Ekonomi yönetimi, AB'nin ekonomik kriterlerini belirleyen Maastricht Kararları'ndaki yüzde 60'lık üst sınıra yaklaştığını söyledi.
IMF ile uygulanacak yeni programın ilkeleri üzerinde görüşmeler sürerken, Türkiye'nin borç stoku konusunda umut verici rakamlar da konuşuldu. IMF Avrupa Bölüm Başkanı Michael Deppler, Ankara temaslarında 'borç sorunu'nu sıkça gündeme getirdi. Deppler, "Türkiye, diğer gelişmekte olan ülkelere kıyasla kamu sektörü borcu yüksek bir ülke. Bu nedenle Türkiye'de diğer amaçların önüne geçen amaç, borcun düşürülmesi olmalıdır. Örneğin AB'ye aday ülkelere göre, Türkiye'nin kamu borcu bunların iki katı düzeyinde" dedi. Bunun üzerine Deppler'a, "2003 yılı sonunda yüzde 70.4 civarında olan borç/GSMH oranı Nisan 2004 itibariyle yüzde 67.7'ye indi" bilgisi verildi.

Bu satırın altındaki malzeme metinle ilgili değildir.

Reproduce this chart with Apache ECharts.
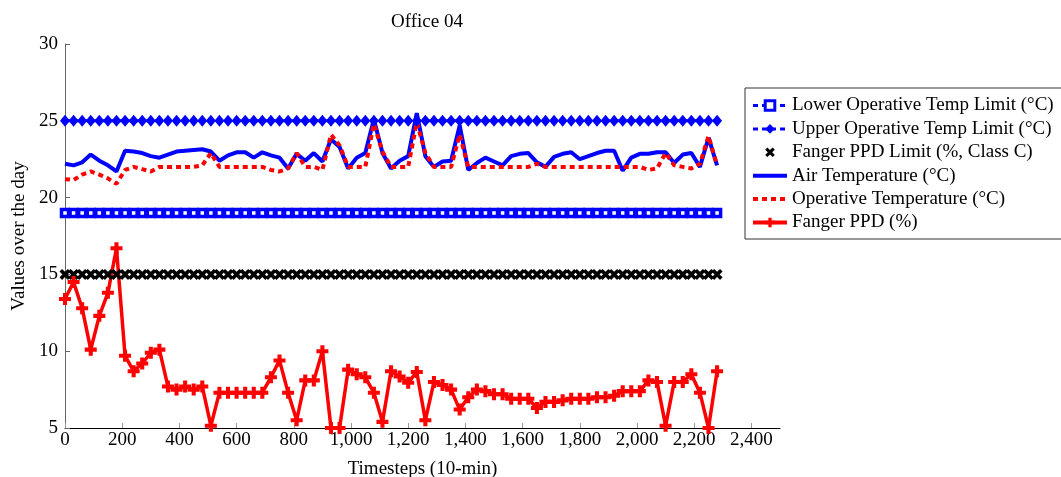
<!DOCTYPE html>
<html lang="en">
<head>
  <meta charset="UTF-8">
  <title>Office 04</title>
  <style>
    html, body { margin: 0; padding: 0; background: #fff; }
    #chart { width: 1061px; height: 477px; }
  </style>
</head>
<body>
  <div id="chart"></div>
  <script src="https://cdn.jsdelivr.net/npm/echarts@6/dist/echarts.min.js"></script>
  <script>
    // timesteps (10-min), one sample every 30 steps
    const timesteps = [
      0, 30, 60, 90, 120, 150, 180, 210, 240, 270, 300, 330, 360, 390, 420, 450,
      480, 510, 540, 570, 600, 630, 660, 690, 720, 750, 780, 810, 840, 870, 900,
      930, 960, 990, 1020, 1050, 1080, 1110, 1140, 1170, 1200, 1230, 1260, 1290,
      1320, 1350, 1380, 1410, 1440, 1470, 1500, 1530, 1560, 1590, 1620, 1650,
      1680, 1710, 1740, 1770, 1800, 1830, 1860, 1890, 1920, 1950, 1980, 2010,
      2040, 2070, 2100, 2130, 2160, 2190, 2220, 2250, 2280
    ]

    const lowerLimit = 19
    const upperLimit = 25
    const ppdLimit = 15

    const airTemp = [
      22.2, 22.1, 22.3, 22.8, 22.4, 22.1, 21.7, 23.05, 23.0, 22.9, 22.7, 22.6,
      22.8, 23.0, 23.05, 23.1, 23.15, 23.0, 22.4, 22.75, 22.95, 22.95, 22.6, 22.95,
      22.75, 22.6, 21.9, 22.85, 22.4, 22.9, 22.35, 23.8, 23.3, 21.9, 22.6, 22.9,
      25.1, 22.9, 21.9, 22.4, 22.7, 25.5, 22.7, 22.0, 22.35, 22.4, 24.7, 21.8,
      22.25, 22.6, 22.35, 22.1, 22.7, 22.85, 22.9, 22.3, 22.0, 22.65, 22.85, 22.95,
      22.5, 22.7, 22.9, 23.05, 23.05, 21.75, 22.6, 22.85, 22.85, 22.95, 22.95, 22.25,
      22.8, 22.9, 22.0, 23.9, 22.1
    ]

    const operativeTemp = [
      21.2, 21.15, 21.5, 21.7, 21.5, 21.25, 20.9, 21.8, 22.0, 21.85, 21.7, 22.0,
      22.0, 22.0, 22.0, 22.0, 22.1, 22.9, 22.0, 22.0, 22.0, 22.0, 22.0, 22.0,
      21.8, 21.7, 21.9, 22.9, 22.0, 22.0, 21.8, 24.1, 23.4, 22.0, 22.0, 22.0,
      24.8, 23.0, 22.0, 22.0, 22.0, 24.9, 22.9, 22.0, 22.0, 22.0, 24.1, 22.0,
      22.0, 22.0, 22.0, 22.0, 22.0, 22.0, 22.0, 22.2, 22.0, 22.0, 22.0, 22.0,
      22.0, 22.0, 22.0, 22.0, 22.0, 22.0, 22.0, 22.0, 21.8, 21.9, 22.9, 22.1,
      22.0, 21.9, 22.2, 24.0, 22.1
    ]

    const fangerPPD = [
      13.4, 14.5, 12.8, 10.1, 12.3, 13.8, 16.7, 9.7, 8.7, 9.2, 9.9, 10.1,
      7.7, 7.5, 7.7, 7.5, 7.7, 5.15, 7.3, 7.3, 7.3, 7.3, 7.3, 7.3,
      8.3, 9.4, 7.3, 5.5, 8.1, 8.1, 10.0, 5.0, 5.0, 8.8, 8.5, 8.3,
      7.3, 5.4, 8.7, 8.35, 7.95, 8.65, 5.5, 8.0, 7.8, 7.5, 6.2, 7.0,
      7.5, 7.4, 7.2, 7.2, 6.9, 6.9, 6.9, 6.3, 6.7, 6.7, 6.8, 6.9,
      6.9, 6.9, 7.0, 7.0, 7.1, 7.4, 7.4, 7.4, 8.1, 8.0, 5.15, 8.0,
      8.0, 8.5, 7.3, 5.0, 8.7
    ]

    const seriesNames = [
      'Lower Operative Temp Limit (°C)',
      'Upper Operative Temp Limit (°C)',
      'Fanger PPD Limit (%, Class C)',
      'Air Temperature (°C)',
      'Operative Temperature (°C)',
      'Fanger PPD (%)'
    ]

    const FONT = 'Liberation Serif'
    const FS = 19
    const BLUE = '#0000ff'
    const RED = '#ff0000'

    const plusPath = 'path://M3.3,0H6.7V3.3H10V6.7H6.7V10H3.3V6.7H0V3.3H3.3Z'
    const crossPath = 'path://M0,2.3L2.3,0L5,2.7L7.7,0L10,2.3L7.3,5L10,7.7L7.7,10L5,7.3L2.3,10L0,7.7L2.7,5Z'

    function pairs (values) {
      return timesteps.map((t, i) => [t, values[i]])
    }

    function constant (v) {
      return timesteps.map(t => [t, v])
    }

    const chart = echarts.init(document.getElementById('chart'))

    chart.setOption({
      animation: false,
      textStyle: { fontFamily: FONT },
      title: {
        text: 'Office 04',
        left: 422,
        top: 8,
        textAlign: 'center',
        textStyle: { fontFamily: FONT, fontSize: FS, fontWeight: 'normal', color: '#000' }
      },
      grid: { left: 65, right: 281, top: 44, bottom: 49, outerBoundsMode: 'none' },
      legend: {
        orient: 'vertical',
        left: 745,
        top: 88,
        padding: [8, 8, 7, 6],
        itemGap: 4.4,
        itemWidth: 34,
        itemHeight: 12,
        borderColor: '#333',
        borderWidth: 1,
        textStyle: { fontFamily: FONT, fontSize: FS, color: '#000', lineHeight: 19 },
        data: [
          { name: seriesNames[0], itemStyle: { borderWidth: 3 }, lineStyle: { width: 3 } },
          { name: seriesNames[1], lineStyle: { width: 3 } },
          { name: seriesNames[2] },
          { name: seriesNames[3], itemStyle: { opacity: 0 }, lineStyle: { width: 4 } },
          { name: seriesNames[4], itemStyle: { opacity: 0 }, lineStyle: { width: 4 } },
          { name: seriesNames[5], lineStyle: { width: 4 } }
        ]
      },
      xAxis: {
        type: 'value',
        min: 0,
        max: 2500,
        interval: 200,
        name: 'Timesteps (10-min)',
        nameLocation: 'middle',
        nameGap: 32,
        nameTextStyle: { fontFamily: FONT, fontSize: FS, color: '#000' },
        axisLine: { lineStyle: { color: '#000', width: 1 } },
        axisTick: { inside: true, length: 5, lineStyle: { color: '#999' } },
        axisLabel: {
          fontFamily: FONT, fontSize: FS, color: '#000', margin: 3,
          showMaxLabel: false,
          formatter: v => v.toLocaleString('en-US')
        },
        splitLine: { show: false }
      },
      yAxis: {
        type: 'value',
        min: 5,
        max: 30,
        interval: 5,
        name: 'Values over the day',
        nameLocation: 'middle',
        nameGap: 34,
        nameTextStyle: { fontFamily: FONT, fontSize: FS, color: '#000' },
        axisLine: { show: true, lineStyle: { color: '#666', width: 1 } },
        axisTick: { show: true, inside: true, length: 5, lineStyle: { color: '#666' } },
        axisLabel: { fontFamily: FONT, fontSize: FS, color: '#000', margin: 7 },
        splitLine: { show: false }
      },
      series: [
        {
          name: seriesNames[0],
          type: 'line',
          data: constant(lowerLimit),
          symbol: 'rect',
          symbolSize: 7,
          itemStyle: { color: '#fff', borderColor: BLUE, borderWidth: 3.5 },
          lineStyle: { color: BLUE, width: 3, type: [5, 4] },
          clip: false
        },
        {
          name: seriesNames[1],
          type: 'line',
          data: constant(upperLimit),
          symbol: 'diamond',
          symbolSize: [10, 12],
          itemStyle: { color: BLUE },
          lineStyle: { color: BLUE, width: 3, type: [5, 4] },
          clip: false
        },
        {
          name: seriesNames[2],
          type: 'line',
          data: constant(ppdLimit),
          symbol: crossPath,
          symbolSize: 11,
          itemStyle: { color: '#000' },
          lineStyle: { width: 0, opacity: 0 },
          clip: false
        },
        {
          name: seriesNames[3],
          type: 'line',
          data: pairs(airTemp),
          symbol: 'none',
          lineStyle: { color: BLUE, width: 4 },
          itemStyle: { color: BLUE }
        },
        {
          name: seriesNames[4],
          type: 'line',
          data: pairs(operativeTemp),
          symbol: 'none',
          lineStyle: { color: RED, width: 4, type: [5, 4] },
          itemStyle: { color: RED }
        },
        {
          name: seriesNames[5],
          type: 'line',
          data: pairs(fangerPPD),
          symbol: plusPath,
          symbolSize: 12,
          itemStyle: { color: RED },
          lineStyle: { color: RED, width: 3.5 },
          clip: false
        }
      ]
    })
  </script>
</body>
</html>
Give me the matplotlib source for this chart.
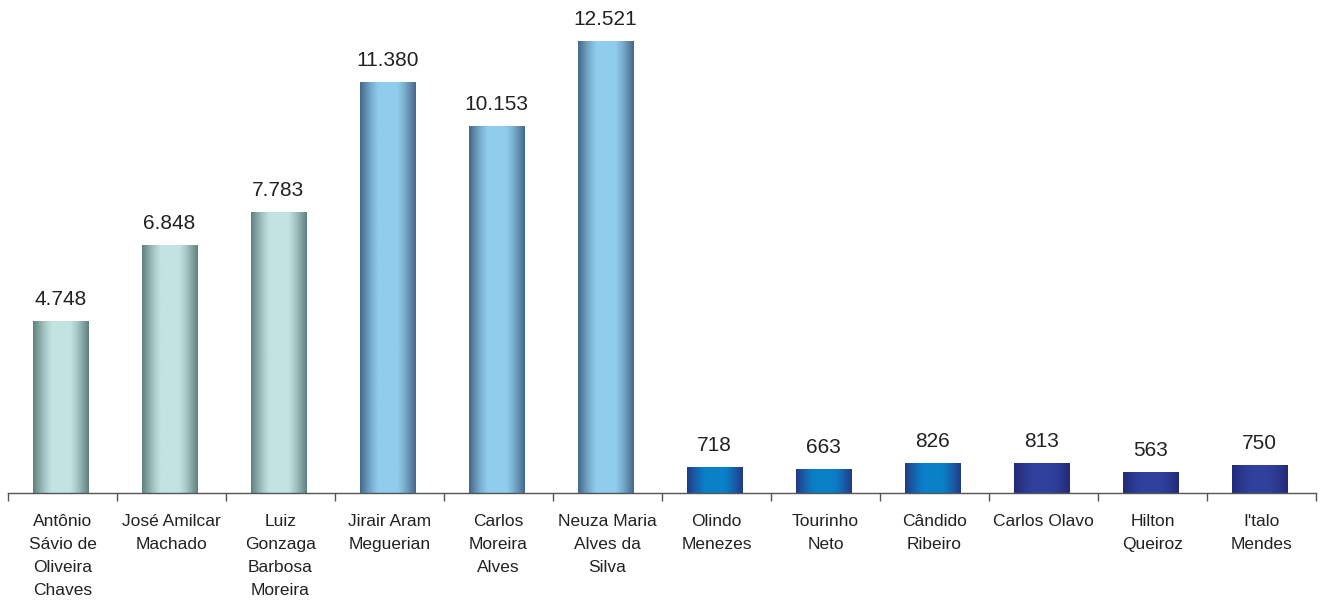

Bu oran, AB'nin ekonomik kriterlerini belirleyen Maastricht Kararları'ndaki yüzde 60'lık üst sınıra Türkiye'nin yaklaştığını gösterdi. Deppler'ın ziyaret ettiği Sanayi Bakanı Ali Coşkun ise bir adım ileri giderek Türkiye'nin sanıldığı kadar borçluluğu yüksek bir ülke olmadığını savundu. Coşkun, "Kayıtdışı ekonomiyi de hesaba katarsanız aslında Türkiye'nin borcunun milli gelirine oranı yüzde 40'lara iniyor. Önemli olan gerçek potansiyeli kayda alabilmek" dedi.
MEMUR SAYISI FAZLA Deppler, Başbakan Yardımcısı Mehmet Ali Şahin'le görüşmesinde, memur sayısını ve maaş zammını gündeme getirdi. IMF'nin 2005 yılından itibaren kamu sektörünün büyüklüğüne odaklanacağını ve bu alanda alınacak tedbirleri tartışmaya açacağını hissettiren Deppler, üstü kapalı Türkiye'deki memur sayısının fazlalığından söz etti. Şahin ise Türkiye'deki kamu personeli sayısının 70 milyonluk nüfusla kıyaslandığında sanıldığı kadar yüksek olmadığını, nüfusu Türkiye'ye yakın ülkelerdeki memur sayısının daha fazla olduğunu anlattı. Maaş zamlarının hedef enflasyona göre belirlendiğini, buna devam edeceğini belirten Şahin, Kamu Personel Reformu ile ücret sisteminin yeniden ele alınacağını, dengesizliklerin giderilip performansa dayalı ücret sistemine geçileceğini kaydetti.